WordNet + Word2Vec —> Retrofitting/Counterfitting (Faruqui, 2015)
WordNet + BERT —> WN-BERT: Wnet2Vec + BERT (Barbouch, 2021)
WordNet + BERT —> Clustering

Some combination like retrofitting works positively, while others like WN-BERT perform distinctively on different NLP tasks.

Takeaways

And finally some takeaways!

Wordnet is a lexical database of words with semantic relations, they are manually annotated. Static embeddings are vectors representing words in semantic space, with one vector for oe word, while contextualized embeddings are Vectors representing words in context, with many vectors for one word.

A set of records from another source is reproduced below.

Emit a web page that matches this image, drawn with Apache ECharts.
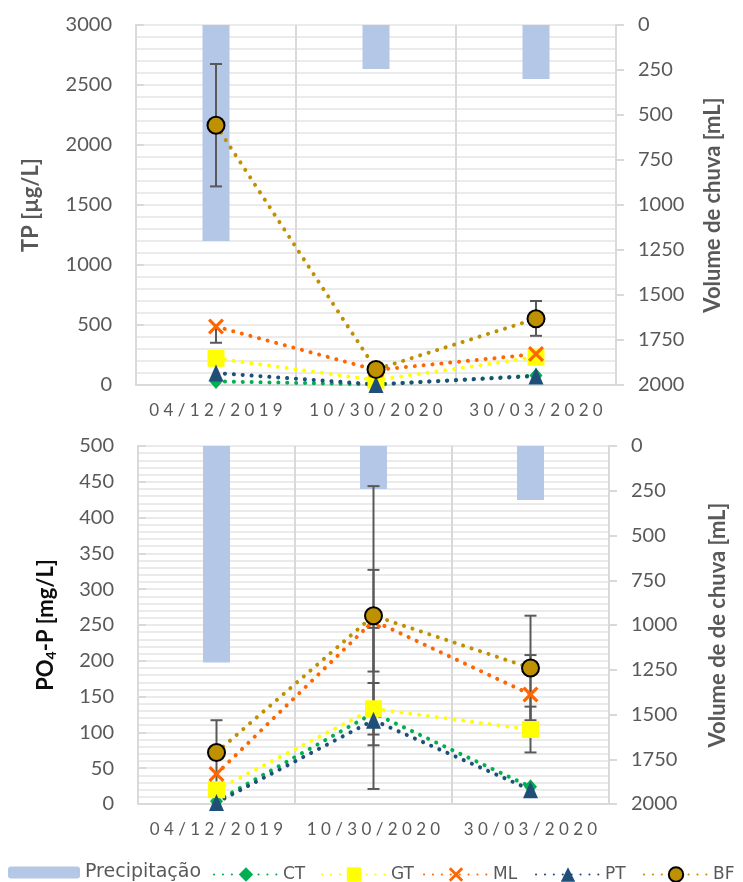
<!DOCTYPE html>
<html>
<head>
<meta charset="utf-8">
<script src="https://cdn.jsdelivr.net/npm/echarts@6/dist/echarts.min.js"></script>
<style>
html,body{margin:0;padding:0;background:#fff;}
#chart{width:743px;height:882px;}
</style>
</head>
<body>
<div id="chart"></div>
<script>
// ---- data ----
const categories = ['04/12/2019', '10/30/2020', '30/03/2020'];
const rainTP = [1200, 245, 300];
const rainPO4 = [1210, 240, 302];

// TP [µg/L]
const tpCT = [30, 5, 80];
const tpGT = [222, 40, 232];
const tpML = [487, 125, 258];
const tpPT = [100, 5, 75];
const tpBF = [2165, 130, 552];
const tpBFPlus = [510, 0, 148];
const tpBFMinus = [510, 0, 142];
const tpMLPlus = [0, 0, 0];
const tpMLMinus = [135, 0, 0];

// PO4-P [mg/L]
const poCT = [4, 127, 24];
const poGT = [20, 133, 104];
const poML = [42, 256, 153];
const poPT = [2, 117, 20];
const poBF = [72, 263, 190];
const poBFErr = [45, 181, 73];
const poMLErr = [0, 71, 55];
const poGTErr = [0, 36, 32];
const poPTPlus = [0, 129, 0];
const poPTMinus = [0, 96, 0];

const tpTicks = {min: 0, max: 3000, interval: 500};
const poTicks = {min: 0, max: 500, interval: 50};
const rainTicks = {min: 0, max: 2000, interval: 250};

// ---- styles ----
const FONT = 'Lato';
const GREY = '#595959';
const AX = '#D9D9D9';
const colors = {CT: '#00B050', GT: '#FFFF00', ML: '#FF6600', PT: '#1F4E79', BF: '#BF9000'};
const xPath = 'path://M0,1.4 L1.4,0 L10,8.6 L8.6,10 Z M8.6,0 L10,1.4 L1.4,10 L0,8.6 Z';
const symbols = {
  CT: {symbol: 'diamond', symbolSize: [13, 15]},
  GT: {symbol: 'rect', symbolSize: 17},
  ML: {symbol: xPath, symbolSize: 16},
  PT: {symbol: 'triangle', symbolSize: [15, 17]},
  BF: {symbol: 'circle', symbolSize: 17}
};

function lineSeries(name, data, xi, yi) {
  const s = symbols[name];
  return {
    name: name, type: 'line', data: data, xAxisIndex: xi, yAxisIndex: yi,
    symbol: s.symbol, symbolSize: s.symbolSize, z: 4,
    lineStyle: {color: colors[name], width: 4, type: [0.1, 8.8], cap: 'round'},
    itemStyle: name === 'BF'
      ? {color: colors[name], borderColor: '#000', borderWidth: 2}
      : {color: colors[name], borderWidth: 0},
    emphasis: {disabled: true},
    animation: false
  };
}

function errSeries(id, vals, plus, minus, xi, yi) {
  const data = [];
  vals.forEach((v, i) => { if (plus[i] > 0 || minus[i] > 0) data.push([i, v, plus[i], minus[i]]); });
  return {
    id: id, type: 'custom', xAxisIndex: xi, yAxisIndex: yi, z: 3, silent: true,
    encode: {x: 0, y: 1},
    data: data,
    renderItem: function (params, api) {
      const i = api.value(0), v = api.value(1), p = api.value(2), m = api.value(3);
      const c = api.coord([i, v]);
      const t = api.coord([i, v + p]);
      const b = api.coord([i, v - m]);
      const st = {stroke: GREY, lineWidth: 2};
      const hw = 6;
      const ch = [{type: 'line', shape: {x1: c[0], y1: t[1], x2: c[0], y2: b[1]}, style: st}];
      if (p > 0) ch.push({type: 'line', shape: {x1: c[0] - hw, y1: t[1], x2: c[0] + hw, y2: t[1]}, style: st});
      if (m > 0) ch.push({type: 'line', shape: {x1: c[0] - hw, y1: b[1], x2: c[0] + hw, y2: b[1]}, style: st});
      return {type: 'group', children: ch};
    },
    animation: false
  };
}

function barSeries(data, xi, yi) {
  return {
    name: 'Precipitação', type: 'bar', data: data, xAxisIndex: xi, yAxisIndex: yi,
    barWidth: 27, z: 1, itemStyle: {color: '#B4C7E7'}, emphasis: {disabled: true}, animation: false
  };
}

function xAxis(gi) {
  return {
    type: 'category', gridIndex: gi, data: categories, boundaryGap: true,
    axisLine: {lineStyle: {color: AX, width: 2}},
    axisTick: {show: false},
    splitLine: {show: true, interval: 0, lineStyle: {color: AX, width: 2}},
    axisLabel: {
      color: GREY, fontFamily: FONT, fontSize: 17, margin: 17, interval: 0, hideOverlap: false,
      formatter: v => v.split('').join(' ')
    }
  };
}

function leftAxis(gi, ticks, name, nameGap, nameStyle) {
  return {
    type: 'value', gridIndex: gi, position: 'left',
    min: ticks.min, max: ticks.max, interval: ticks.interval,
    name: name, nameLocation: 'middle', nameRotate: 90, nameGap: nameGap,
    nameTextStyle: nameStyle,
    axisLine: {show: true, lineStyle: {color: AX, width: 2}},
    axisTick: {show: true, inside: true, length: 8, lineStyle: {color: AX, width: 2}},
    splitLine: {show: true, lineStyle: {color: '#EBEBEB', width: 2}},
    minorTick: {show: true, splitNumber: 5, length: 0, lineStyle: {color: 'rgba(0,0,0,0)', width: 0}},
    minorSplitLine: {show: true, lineStyle: {color: '#EBEBEB', width: 2}},
    axisLabel: {color: GREY, fontFamily: FONT, fontSize: 20, margin: 24, formatter: v => String(v)}
  };
}

function rightAxis(gi, name, nameGap) {
  return {
    type: 'value', gridIndex: gi, position: 'right', inverse: true,
    min: rainTicks.min, max: rainTicks.max, interval: rainTicks.interval,
    name: name, nameLocation: 'middle', nameRotate: 90, nameGap: nameGap,
    nameTextStyle: {color: GREY, fontFamily: FONT, fontSize: 22, fontWeight: 'bold'},
    axisLine: {show: true, lineStyle: {color: AX, width: 2}},
    axisTick: {show: true, inside: false, length: 8, lineStyle: {color: AX, width: 2}},
    splitLine: {show: false},
    axisLabel: {color: GREY, fontFamily: FONT, fontSize: 20, margin: 22, formatter: v => String(v)}
  };
}

function legend(name, left, w, h, top, fs) {
  return {
    data: [name], left: left, top: top, itemWidth: w, itemHeight: h, itemGap: 8,
    selectedMode: false,
    textStyle: {color: GREY, fontFamily: 'DejaVu Sans', fontSize: fs || 17}
  };
}

const option = {
  backgroundColor: '#fff',
  animation: false,
  grid: [
    {left: 136, right: 127, top: 25, height: 360},
    {left: 138, right: 134, top: 446, height: 358}
  ],
  legend: [
    legend('Precipitação', 3, 72, 12, 858, 19),
    legend('CT', 208, 64, 18, 861),
    legend('GT', 316, 64, 18, 861),
    legend('ML', 418, 64, 18, 861),
    legend('PT', 530, 64, 18, 861),
    legend('BF', 638, 64, 18, 861)
  ],
  xAxis: [xAxis(0), xAxis(1)],
  yAxis: [
    leftAxis(0, tpTicks, 'TP [µg/L]', 94, {color: GREY, fontFamily: FONT, fontSize: 22, fontWeight: 'bold'}),
    rightAxis(0, 'Volume de chuva [mL]', 86),
    leftAxis(1, poTicks, '{n|PO}{s|4}{n|-P [mg/L]}', 80, {
      rich: {
        n: {color: '#0D0D0D', fontFamily: FONT, fontSize: 22, fontWeight: 'bold'},
        s: {color: '#0D0D0D', fontFamily: FONT, fontSize: 14, fontWeight: 'bold', padding: [10, 0, 0, 0]}
      }
    }),
    rightAxis(1, 'Volume de de chuva [mL]', 98)
  ],
  series: [
    barSeries(rainTP, 0, 1),
    barSeries(rainPO4, 1, 3),
    errSeries('eTPML', tpML, tpMLPlus, tpMLMinus, 0, 0),
    errSeries('eTPBF', tpBF, tpBFPlus, tpBFMinus, 0, 0),
    errSeries('ePOGT', poGT, poGTErr, poGTErr, 1, 2),
    errSeries('ePOML', poML, poMLErr, poMLErr, 1, 2),
    errSeries('ePOPT', poPT, poPTPlus, poPTMinus, 1, 2),
    errSeries('ePOBF', poBF, poBFErr, poBFErr, 1, 2),
    lineSeries('CT', tpCT, 0, 0),
    lineSeries('GT', tpGT, 0, 0),
    lineSeries('ML', tpML, 0, 0),
    lineSeries('PT', tpPT, 0, 0),
    lineSeries('BF', tpBF, 0, 0),
    lineSeries('CT', poCT, 1, 2),
    lineSeries('GT', poGT, 1, 2),
    lineSeries('ML', poML, 1, 2),
    lineSeries('PT', poPT, 1, 2),
    lineSeries('BF', poBF, 1, 2)
  ]
};

const chart = echarts.init(document.getElementById('chart'), null, {renderer: 'canvas'});
chart.setOption(option);
</script>
</body>
</html>
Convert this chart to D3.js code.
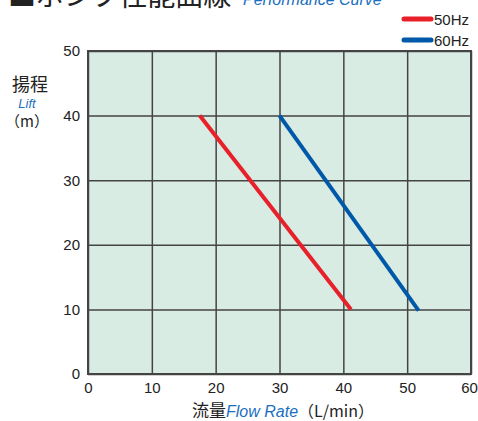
<!DOCTYPE html>
<html><head><meta charset="utf-8">
<script src="https://cdn.jsdelivr.net/npm/d3@7/dist/d3.min.js"></script>
<style>body{margin:0;background:#fff}svg{display:block}</style>
</head><body>
<script>
const xTicks = [0,10,20,30,40,50,60];
const yTicks = [0,10,20,30,40,50];
const series50 = [{x:17.5,y:40},{x:41.2,y:10}];
const series60 = [{x:30,y:40},{x:51.8,y:9.8}];
const seriesNames = ["50Hz","60Hz"];
const seriesColors = ["#e8202a","#0058a8"];

const W=478,H=421;
const svg=d3.select("body").append("svg").attr("width",W).attr("height",H);
const font="'Noto Sans CJK JP','Noto Sans',sans-serif";
const latin="Liberation Sans, Arial, sans-serif";
const m={l:88,r:471,t:51,b:374};
const x=d3.scaleLinear().domain([0,60]).range([m.l,m.r]);
const y=d3.scaleLinear().domain([0,50]).range([m.b,m.t]);

svg.append("rect").attr("x",m.l).attr("y",m.t).attr("width",m.r-m.l).attr("height",m.b-m.t).attr("fill","#d8ece4");

const gx=svg.append("g").attr("transform",`translate(0,${m.b})`)
 .call(d3.axisBottom(x).tickValues(xTicks).tickSize(-(m.b-m.t)).tickPadding(7));
const gy=svg.append("g").attr("transform",`translate(${m.l},0)`)
 .call(d3.axisLeft(y).tickValues(yTicks).tickSize(-(m.r-m.l)).tickPadding(8));
[gx,gy].forEach(g=>{
  g.select(".domain").remove();
  g.selectAll("line").attr("stroke","#444").attr("stroke-width",1.5);
  g.selectAll("text").attr("font-family",latin).attr("font-size",15).attr("fill","#222");
});
gx.selectAll("text").attr("dy","0.8em");
gx.selectAll(".tick").filter(d=>d===60).select("text").attr("x",-2);
svg.append("rect").attr("x",m.l).attr("y",m.t).attr("width",m.r-m.l).attr("height",m.b-m.t).attr("fill","none").attr("stroke","#444").attr("stroke-width",2);

const line=d3.line().x(d=>x(d.x)).y(d=>y(d.y));
[series50,series60].forEach((s,i)=>{
  svg.append("path").datum(s).attr("d",line).attr("fill","none").attr("stroke",seriesColors[i]).attr("stroke-width",4);
});

// legend
seriesNames.forEach((n,i)=>{
  const ly=19+i*21;
  svg.append("line").attr("x1",404).attr("x2",431).attr("y1",ly).attr("y2",ly).attr("stroke",seriesColors[i]).attr("stroke-width",5).attr("stroke-linecap","round");
  svg.append("text").attr("x",434).attr("y",ly+5.5).text(n).attr("font-family",latin).attr("font-size",15).attr("fill","#222");
});

// title
svg.append("text").attr("x",8).attr("y",6).text("■ポンプ性能曲線").attr("font-family",font).attr("font-size",28).attr("fill","#222");
svg.append("text").attr("x",243).attr("y",5).text("Performance Curve").attr("font-family",latin).attr("font-style","italic").attr("font-size",16).attr("fill","#1a6fc0");

// y label
svg.append("text").attr("x",30).attr("y",91).attr("text-anchor","middle").text("揚程").attr("font-family",font).attr("font-size",18).attr("fill","#222");
svg.append("text").attr("x",27).attr("y",108).attr("text-anchor","middle").text("Lift").attr("font-family",latin).attr("font-style","italic").attr("font-size",13).attr("fill","#1a6fc0");
svg.append("text").attr("x",27).attr("y",127).attr("text-anchor","middle").text("（m）").attr("font-family",font).attr("font-size",15).attr("fill","#222");

// x label
const xl=svg.append("text").attr("x",192).attr("y",417).attr("font-family",font).attr("font-size",17).attr("fill","#222");
xl.append("tspan").text("流量");
xl.append("tspan").text("Flow Rate").attr("font-family",latin).attr("font-style","italic").attr("font-size",16).attr("fill","#1a6fc0");
xl.append("tspan").text("（L/min）").attr("font-size",16);
</script>
</body></html>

In summary they are all very useful for Semantic shift detection task, contextualized embeddings are the leading method, but how to make use of semantic knowledge in wordnet is also a valuable topic.

Literature

Lilian Weng’s Blog-Learning Word Embedding, https://lilianweng.github.io/posts/2017-10-15-word-embedding/
Yoon Kim, Yi-I Chiu, Kentaro Hanaki, Darshan Hegde, and Slav Petrov. 2014. Temporal Analysis of Language through Neural Language Models. In Proceedings of the ACL 2014 Workshop on Language Technologies and Computational Social Science, pages 61–65, Baltimore, MD, USA. Association for Computational Linguistics.
Montanelli, Stefano, and Francesco Periti. A Survey on Contextualised Semantic Shift Detection. arXiv preprint arXiv:2304.01666 (2023).
George A. Miller. 1992. WordNet: A Lexical Database for English. In Speech and Natural Language: Proceedings of a Workshop Held at Harriman, New York, February 23-26, 1992.
Chakaveh Saedi, António Branco, João António Rodrigues, and João Silva. 2018. WordNet Embeddings. In Proceedings of the Third Workshop on Representation Learning for NLP, pages 122–131, Melbourne, Australia. Association for Computational Linguistics.